Wesley had no patience for colonists who claimed they did not hate Africans as such or who thought economic necessity justified the practice. He castigated exactly the type of reasoning his friend Whitefield used, exemplified by members of Parliament he quotes as claiming, “But the furnishing us with slaves is necessary, for the trade, and wealth, and glory of our nation.” Wesley responds:
Wealth is not necessary to the glory of any nation; but wisdom, virtue, justice, mercy, generosity, public spirit, love of our country. These are necessary to the real glory of a nation; but abundance of wealth is not. … Better is honest poverty than all the riches bought by the tears, and sweat, and blood, of our fellow-creatures.
Wesley did not view slavery as discrete wrongs perpetrated by individuals. For Wesley, it could never be sufficient to leave the mitigation of such wrongdoing to the consciences of individual believers, when they are indoctrinated and formed by unjust systems. He did not promote solutions based only on a program of individual conversions, such as is still commonly heard to this day: “Society will only change one converted heart at a time.” Preaching which concerns itself only with individual conversion fails to reckon with the depth and pervasiveness of sin. As American history so readily shows, a nation of pious believers can fund and defend entire economies of wickedness without once recognizing the perversity of what they are sanctioning.
Whitefield is not the villain of this history. He is simply an exemplar of a sort of Christianity that is prevalent to this day, one that has looked to him as a gauge of successful gospel proclamation. While it now distances itself from the particular evil in which he participated, it also tends to minimize the import of his participation in it. Unsurprisingly, evangelists working within Whitefield’s paradigm today still often fail to criticize injustice or to proclaim the deliverance and disruption that characterize the reign of Jesus Christ.

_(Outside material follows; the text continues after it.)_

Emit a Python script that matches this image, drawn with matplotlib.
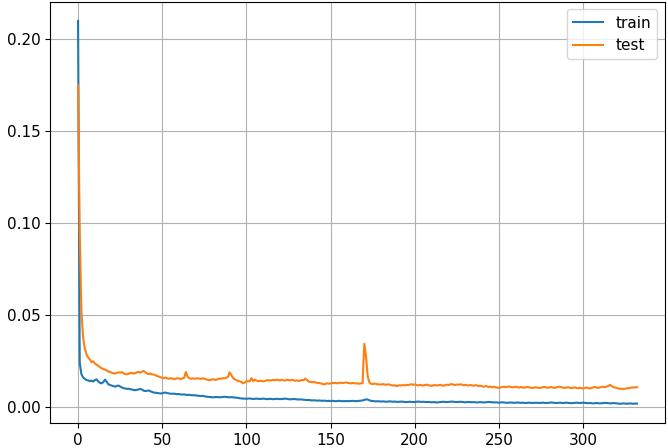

They’ll promise life in the age to come but constrain its manifestation in the present, for instance by ignoring or minimizing the ongoing repercussions of slavery and segregation, or even by asserting that attention to such matters compromises the gospel. By accommodating unjust norms that are beneficial to them, they leave many trapped in despondency. They tend to confront only certain types of sin in their teaching and preaching, focusing on individual sin and particularly sexual transgression, while neglecting societal wrongs that are also condemned in scripture.Whitefield’s approach deodorizes those systemic sins with appeals to “providence.” To give a crass example from another extolled figure in the American Calvinist past, in A Defense of Virginia Robert Louis Dabney rhetorically asks, “Was it nothing, that this race, morally inferior, should be brought into close relations to a nobler race?” Dabney claimed that “for the African race, such as Providence has made it, and where he has placed it in America, slavery was the righteous, the best, yea, the only tolerable relation.” Christians cannot excuse or overlook such a perverse claim from one of their own: it must be censured as the sleight of hand it is.